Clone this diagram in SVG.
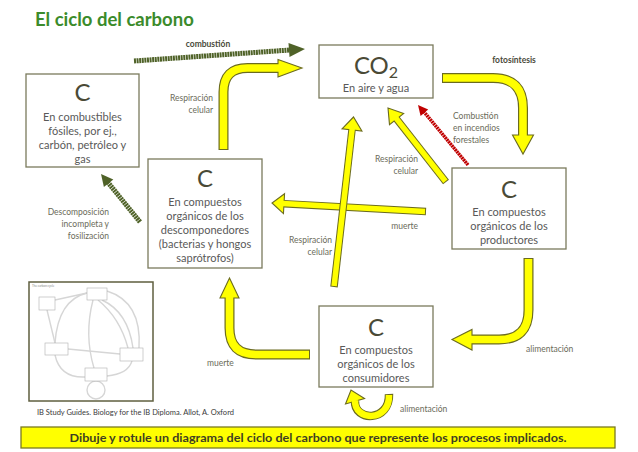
--
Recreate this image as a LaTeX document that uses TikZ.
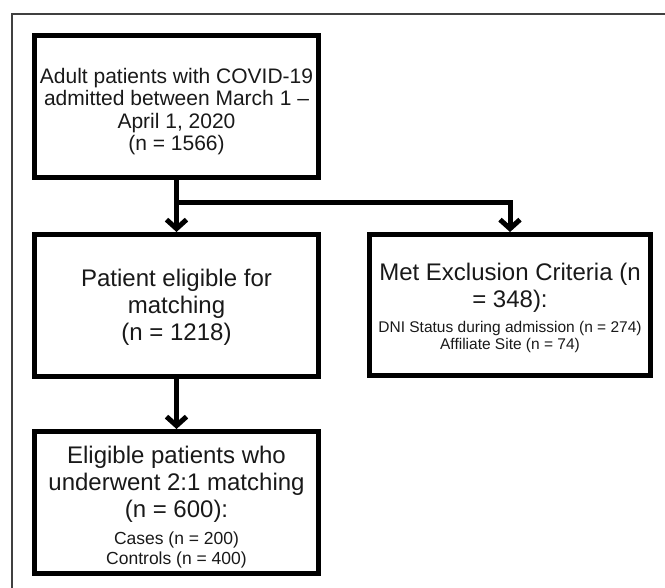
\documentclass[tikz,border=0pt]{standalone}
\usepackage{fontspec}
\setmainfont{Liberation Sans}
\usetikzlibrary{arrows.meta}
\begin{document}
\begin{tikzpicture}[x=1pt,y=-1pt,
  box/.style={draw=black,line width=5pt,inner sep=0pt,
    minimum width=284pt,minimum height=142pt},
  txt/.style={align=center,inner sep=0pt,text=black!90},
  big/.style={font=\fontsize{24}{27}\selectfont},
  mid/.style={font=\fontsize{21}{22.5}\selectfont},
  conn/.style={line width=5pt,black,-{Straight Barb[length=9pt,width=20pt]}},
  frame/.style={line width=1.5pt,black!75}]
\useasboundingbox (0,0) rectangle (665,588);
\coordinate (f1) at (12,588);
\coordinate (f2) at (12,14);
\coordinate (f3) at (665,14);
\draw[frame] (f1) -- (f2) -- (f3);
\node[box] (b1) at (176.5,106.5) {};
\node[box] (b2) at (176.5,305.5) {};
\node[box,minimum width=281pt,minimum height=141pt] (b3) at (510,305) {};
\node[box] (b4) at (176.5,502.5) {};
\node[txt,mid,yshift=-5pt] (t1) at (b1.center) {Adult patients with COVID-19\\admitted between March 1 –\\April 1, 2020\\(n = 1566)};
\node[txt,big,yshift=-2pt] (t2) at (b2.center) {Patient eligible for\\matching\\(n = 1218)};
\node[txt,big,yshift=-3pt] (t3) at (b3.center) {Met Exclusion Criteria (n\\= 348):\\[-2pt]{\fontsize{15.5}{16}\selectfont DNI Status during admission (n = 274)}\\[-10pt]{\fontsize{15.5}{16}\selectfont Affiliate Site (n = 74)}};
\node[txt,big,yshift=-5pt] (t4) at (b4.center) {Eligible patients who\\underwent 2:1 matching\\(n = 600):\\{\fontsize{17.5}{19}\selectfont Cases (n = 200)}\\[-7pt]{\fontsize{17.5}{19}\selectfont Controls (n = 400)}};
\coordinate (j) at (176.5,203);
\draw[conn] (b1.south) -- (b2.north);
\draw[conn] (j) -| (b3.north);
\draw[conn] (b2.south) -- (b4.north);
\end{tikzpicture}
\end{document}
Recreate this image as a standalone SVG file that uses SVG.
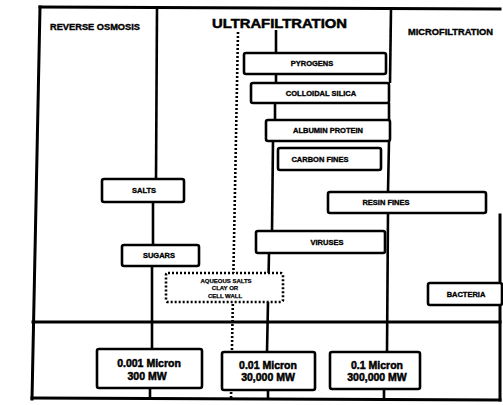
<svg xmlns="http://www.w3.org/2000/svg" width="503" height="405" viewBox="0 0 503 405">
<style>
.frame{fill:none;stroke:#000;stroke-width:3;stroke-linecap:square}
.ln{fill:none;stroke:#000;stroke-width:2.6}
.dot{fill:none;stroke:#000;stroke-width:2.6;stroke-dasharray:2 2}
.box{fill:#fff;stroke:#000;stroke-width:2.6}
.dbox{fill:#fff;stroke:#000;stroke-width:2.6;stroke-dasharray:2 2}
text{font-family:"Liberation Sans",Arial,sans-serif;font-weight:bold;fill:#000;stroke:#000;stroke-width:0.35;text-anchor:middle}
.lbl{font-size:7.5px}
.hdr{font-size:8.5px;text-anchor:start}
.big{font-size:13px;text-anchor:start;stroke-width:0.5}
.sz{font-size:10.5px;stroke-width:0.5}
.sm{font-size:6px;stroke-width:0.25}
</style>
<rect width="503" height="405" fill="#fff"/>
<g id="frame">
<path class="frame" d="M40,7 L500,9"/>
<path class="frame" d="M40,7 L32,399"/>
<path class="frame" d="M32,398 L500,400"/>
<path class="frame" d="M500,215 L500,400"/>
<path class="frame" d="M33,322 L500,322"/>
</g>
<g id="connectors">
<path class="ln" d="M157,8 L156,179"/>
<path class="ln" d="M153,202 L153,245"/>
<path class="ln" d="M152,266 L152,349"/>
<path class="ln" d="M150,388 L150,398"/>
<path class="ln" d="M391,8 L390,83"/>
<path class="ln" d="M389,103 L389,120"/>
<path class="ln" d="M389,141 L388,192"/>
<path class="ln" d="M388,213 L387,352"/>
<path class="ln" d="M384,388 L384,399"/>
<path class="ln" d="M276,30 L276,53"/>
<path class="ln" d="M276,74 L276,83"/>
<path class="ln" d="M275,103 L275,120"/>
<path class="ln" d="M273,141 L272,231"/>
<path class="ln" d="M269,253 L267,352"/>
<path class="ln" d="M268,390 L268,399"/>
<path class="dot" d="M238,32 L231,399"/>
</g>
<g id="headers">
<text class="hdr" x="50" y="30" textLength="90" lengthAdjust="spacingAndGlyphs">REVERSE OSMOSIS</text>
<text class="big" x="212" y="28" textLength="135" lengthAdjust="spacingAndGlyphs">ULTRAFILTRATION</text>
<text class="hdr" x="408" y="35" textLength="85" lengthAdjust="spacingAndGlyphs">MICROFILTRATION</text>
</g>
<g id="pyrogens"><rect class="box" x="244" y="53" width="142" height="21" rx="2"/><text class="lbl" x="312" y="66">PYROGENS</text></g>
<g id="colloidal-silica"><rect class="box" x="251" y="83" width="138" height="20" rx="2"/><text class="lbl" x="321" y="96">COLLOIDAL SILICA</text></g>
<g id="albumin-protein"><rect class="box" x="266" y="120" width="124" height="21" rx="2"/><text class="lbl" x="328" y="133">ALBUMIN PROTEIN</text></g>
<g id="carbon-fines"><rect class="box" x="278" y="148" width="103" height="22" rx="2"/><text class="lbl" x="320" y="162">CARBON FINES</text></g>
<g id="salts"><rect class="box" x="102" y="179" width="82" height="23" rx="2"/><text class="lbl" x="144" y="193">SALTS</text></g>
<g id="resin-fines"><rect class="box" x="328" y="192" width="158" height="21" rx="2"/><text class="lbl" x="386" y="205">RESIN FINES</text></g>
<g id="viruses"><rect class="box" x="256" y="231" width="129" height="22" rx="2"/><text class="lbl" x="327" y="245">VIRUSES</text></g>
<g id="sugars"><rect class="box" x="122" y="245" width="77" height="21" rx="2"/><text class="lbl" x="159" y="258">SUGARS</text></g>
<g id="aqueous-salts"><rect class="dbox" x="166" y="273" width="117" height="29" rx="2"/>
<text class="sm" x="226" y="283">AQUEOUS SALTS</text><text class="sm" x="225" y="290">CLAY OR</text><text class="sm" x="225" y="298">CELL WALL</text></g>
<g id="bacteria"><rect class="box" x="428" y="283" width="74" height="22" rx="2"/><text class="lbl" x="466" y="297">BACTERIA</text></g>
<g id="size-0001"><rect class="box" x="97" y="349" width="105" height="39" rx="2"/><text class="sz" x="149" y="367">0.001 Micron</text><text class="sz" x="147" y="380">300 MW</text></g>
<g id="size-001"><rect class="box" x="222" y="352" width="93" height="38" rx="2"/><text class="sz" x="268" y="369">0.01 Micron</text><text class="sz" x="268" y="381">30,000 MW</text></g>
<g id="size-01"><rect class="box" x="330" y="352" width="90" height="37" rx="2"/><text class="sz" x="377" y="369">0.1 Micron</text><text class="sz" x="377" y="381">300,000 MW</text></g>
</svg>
---
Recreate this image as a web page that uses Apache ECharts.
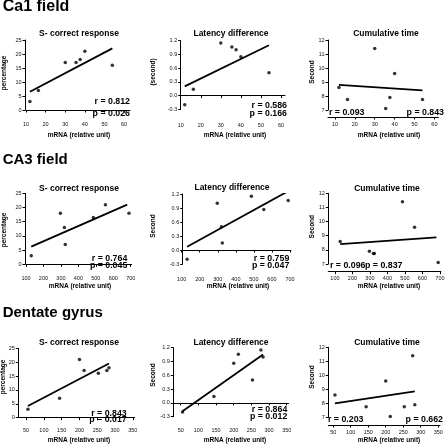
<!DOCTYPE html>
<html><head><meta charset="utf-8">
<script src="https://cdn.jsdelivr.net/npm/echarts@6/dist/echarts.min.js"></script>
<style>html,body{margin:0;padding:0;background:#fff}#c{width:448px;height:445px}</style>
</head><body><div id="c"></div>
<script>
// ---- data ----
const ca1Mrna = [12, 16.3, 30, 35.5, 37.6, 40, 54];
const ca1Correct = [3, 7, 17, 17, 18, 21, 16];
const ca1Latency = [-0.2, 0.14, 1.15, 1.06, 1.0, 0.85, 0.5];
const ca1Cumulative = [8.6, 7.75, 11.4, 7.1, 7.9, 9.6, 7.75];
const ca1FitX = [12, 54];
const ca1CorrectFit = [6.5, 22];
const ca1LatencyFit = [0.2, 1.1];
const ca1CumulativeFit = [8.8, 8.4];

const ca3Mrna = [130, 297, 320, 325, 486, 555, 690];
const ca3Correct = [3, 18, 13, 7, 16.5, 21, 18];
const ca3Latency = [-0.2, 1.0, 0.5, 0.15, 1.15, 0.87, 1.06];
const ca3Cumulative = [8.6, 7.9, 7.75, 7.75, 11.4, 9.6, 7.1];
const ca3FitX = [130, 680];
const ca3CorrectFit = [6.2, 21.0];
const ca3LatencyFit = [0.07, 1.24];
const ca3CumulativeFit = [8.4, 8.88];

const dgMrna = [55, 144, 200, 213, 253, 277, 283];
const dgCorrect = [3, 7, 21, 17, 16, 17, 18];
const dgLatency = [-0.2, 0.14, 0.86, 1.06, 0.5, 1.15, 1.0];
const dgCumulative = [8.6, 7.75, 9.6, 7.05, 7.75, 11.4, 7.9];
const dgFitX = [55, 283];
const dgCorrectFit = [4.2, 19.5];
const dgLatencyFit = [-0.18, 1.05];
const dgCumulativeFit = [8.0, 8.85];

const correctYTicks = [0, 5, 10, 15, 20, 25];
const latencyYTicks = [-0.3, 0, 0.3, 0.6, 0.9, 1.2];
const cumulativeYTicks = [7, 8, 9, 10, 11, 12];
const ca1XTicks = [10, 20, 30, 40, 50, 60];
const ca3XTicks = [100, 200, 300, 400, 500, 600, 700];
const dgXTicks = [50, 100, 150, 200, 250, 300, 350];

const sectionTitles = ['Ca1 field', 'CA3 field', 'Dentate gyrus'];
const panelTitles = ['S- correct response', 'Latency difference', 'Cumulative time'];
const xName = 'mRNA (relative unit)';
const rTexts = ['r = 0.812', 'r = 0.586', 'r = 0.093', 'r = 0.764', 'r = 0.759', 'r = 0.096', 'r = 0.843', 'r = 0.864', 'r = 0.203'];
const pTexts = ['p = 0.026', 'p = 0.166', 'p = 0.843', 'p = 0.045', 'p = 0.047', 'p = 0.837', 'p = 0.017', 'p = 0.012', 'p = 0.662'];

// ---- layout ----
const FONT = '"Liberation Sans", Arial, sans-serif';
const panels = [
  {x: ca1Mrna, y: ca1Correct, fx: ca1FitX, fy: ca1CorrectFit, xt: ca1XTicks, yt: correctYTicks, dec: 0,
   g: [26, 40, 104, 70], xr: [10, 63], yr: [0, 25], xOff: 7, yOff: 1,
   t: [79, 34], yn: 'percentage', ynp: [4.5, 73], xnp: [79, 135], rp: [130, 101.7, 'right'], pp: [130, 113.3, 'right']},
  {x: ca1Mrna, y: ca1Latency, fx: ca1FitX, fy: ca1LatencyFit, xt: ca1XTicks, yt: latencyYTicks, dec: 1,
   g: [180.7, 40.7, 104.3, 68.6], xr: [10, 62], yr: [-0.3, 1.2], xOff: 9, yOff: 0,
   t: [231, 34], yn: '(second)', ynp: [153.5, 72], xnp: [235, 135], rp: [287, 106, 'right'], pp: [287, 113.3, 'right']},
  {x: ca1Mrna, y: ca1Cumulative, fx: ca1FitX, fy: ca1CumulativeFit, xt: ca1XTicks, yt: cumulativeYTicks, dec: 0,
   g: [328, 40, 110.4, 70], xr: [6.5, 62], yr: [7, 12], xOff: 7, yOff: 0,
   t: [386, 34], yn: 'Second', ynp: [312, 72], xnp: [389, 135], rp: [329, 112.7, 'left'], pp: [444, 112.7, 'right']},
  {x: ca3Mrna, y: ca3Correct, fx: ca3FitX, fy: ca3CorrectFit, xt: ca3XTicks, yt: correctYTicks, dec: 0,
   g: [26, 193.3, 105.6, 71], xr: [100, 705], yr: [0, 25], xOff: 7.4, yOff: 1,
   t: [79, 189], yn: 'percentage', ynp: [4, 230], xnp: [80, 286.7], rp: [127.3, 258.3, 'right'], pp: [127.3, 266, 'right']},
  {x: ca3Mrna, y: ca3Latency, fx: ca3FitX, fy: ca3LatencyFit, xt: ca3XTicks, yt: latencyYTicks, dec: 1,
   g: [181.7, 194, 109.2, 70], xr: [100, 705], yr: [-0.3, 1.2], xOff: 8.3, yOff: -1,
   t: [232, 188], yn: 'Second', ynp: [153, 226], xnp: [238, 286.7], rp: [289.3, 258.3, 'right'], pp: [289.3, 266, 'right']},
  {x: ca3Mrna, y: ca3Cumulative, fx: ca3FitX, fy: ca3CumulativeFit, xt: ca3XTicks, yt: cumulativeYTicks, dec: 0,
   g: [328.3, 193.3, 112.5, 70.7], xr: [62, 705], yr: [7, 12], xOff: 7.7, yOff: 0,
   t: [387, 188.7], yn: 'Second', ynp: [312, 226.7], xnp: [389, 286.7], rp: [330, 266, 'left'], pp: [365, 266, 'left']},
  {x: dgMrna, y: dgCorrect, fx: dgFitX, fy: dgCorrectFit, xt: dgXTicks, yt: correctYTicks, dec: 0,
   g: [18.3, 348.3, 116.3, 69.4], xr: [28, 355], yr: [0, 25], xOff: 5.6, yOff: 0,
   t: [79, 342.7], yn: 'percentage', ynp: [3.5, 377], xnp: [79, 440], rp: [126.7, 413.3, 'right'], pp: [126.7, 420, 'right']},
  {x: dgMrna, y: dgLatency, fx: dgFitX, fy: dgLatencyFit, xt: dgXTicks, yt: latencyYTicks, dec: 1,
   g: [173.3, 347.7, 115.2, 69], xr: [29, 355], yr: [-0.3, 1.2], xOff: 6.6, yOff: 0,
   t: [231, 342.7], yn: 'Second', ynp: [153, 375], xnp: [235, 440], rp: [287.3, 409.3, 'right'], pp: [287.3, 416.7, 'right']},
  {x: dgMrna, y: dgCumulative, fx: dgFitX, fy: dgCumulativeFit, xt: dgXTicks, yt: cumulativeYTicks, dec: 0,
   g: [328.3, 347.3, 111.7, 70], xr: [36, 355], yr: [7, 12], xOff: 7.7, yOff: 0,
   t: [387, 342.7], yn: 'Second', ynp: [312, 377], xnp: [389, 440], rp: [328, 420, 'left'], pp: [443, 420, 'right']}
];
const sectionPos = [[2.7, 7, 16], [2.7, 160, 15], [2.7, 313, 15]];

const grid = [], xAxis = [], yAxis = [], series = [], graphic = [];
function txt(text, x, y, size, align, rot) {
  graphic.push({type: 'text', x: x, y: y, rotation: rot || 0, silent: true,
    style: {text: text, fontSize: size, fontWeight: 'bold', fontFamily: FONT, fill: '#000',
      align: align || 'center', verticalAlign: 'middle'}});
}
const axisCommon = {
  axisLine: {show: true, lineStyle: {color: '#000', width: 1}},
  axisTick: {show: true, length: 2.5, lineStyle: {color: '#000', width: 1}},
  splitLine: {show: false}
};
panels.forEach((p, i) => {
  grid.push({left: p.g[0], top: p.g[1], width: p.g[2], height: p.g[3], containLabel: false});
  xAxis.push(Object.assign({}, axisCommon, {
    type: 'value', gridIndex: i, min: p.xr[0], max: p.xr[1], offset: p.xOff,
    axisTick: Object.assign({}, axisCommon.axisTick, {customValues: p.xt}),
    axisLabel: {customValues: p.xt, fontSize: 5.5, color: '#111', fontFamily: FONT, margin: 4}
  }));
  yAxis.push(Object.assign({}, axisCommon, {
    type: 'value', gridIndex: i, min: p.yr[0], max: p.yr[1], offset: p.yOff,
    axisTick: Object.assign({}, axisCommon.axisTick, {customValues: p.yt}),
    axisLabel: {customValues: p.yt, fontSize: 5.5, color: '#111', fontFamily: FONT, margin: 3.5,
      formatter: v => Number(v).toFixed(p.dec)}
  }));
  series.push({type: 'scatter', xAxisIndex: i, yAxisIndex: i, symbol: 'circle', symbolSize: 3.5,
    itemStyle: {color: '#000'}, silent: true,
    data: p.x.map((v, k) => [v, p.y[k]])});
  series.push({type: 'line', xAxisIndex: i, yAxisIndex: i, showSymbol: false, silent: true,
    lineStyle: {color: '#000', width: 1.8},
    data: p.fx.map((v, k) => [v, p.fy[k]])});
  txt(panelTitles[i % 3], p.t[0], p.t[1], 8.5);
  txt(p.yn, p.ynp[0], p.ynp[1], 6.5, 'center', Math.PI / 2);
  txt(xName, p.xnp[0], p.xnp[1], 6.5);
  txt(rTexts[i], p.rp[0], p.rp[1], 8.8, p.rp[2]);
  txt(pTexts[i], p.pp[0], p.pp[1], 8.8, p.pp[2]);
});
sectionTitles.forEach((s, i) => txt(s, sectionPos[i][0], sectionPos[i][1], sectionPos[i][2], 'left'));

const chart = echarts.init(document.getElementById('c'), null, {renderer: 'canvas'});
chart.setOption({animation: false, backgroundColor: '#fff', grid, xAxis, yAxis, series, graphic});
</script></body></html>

__Directive__
Locate the word "standalone" in the entries, and copy every line where it is found.

__Solution for this problem__
\documentclass[tikz,border=0pt]{standalone}
Recreate this image as a standalone SVG file that uses SVG.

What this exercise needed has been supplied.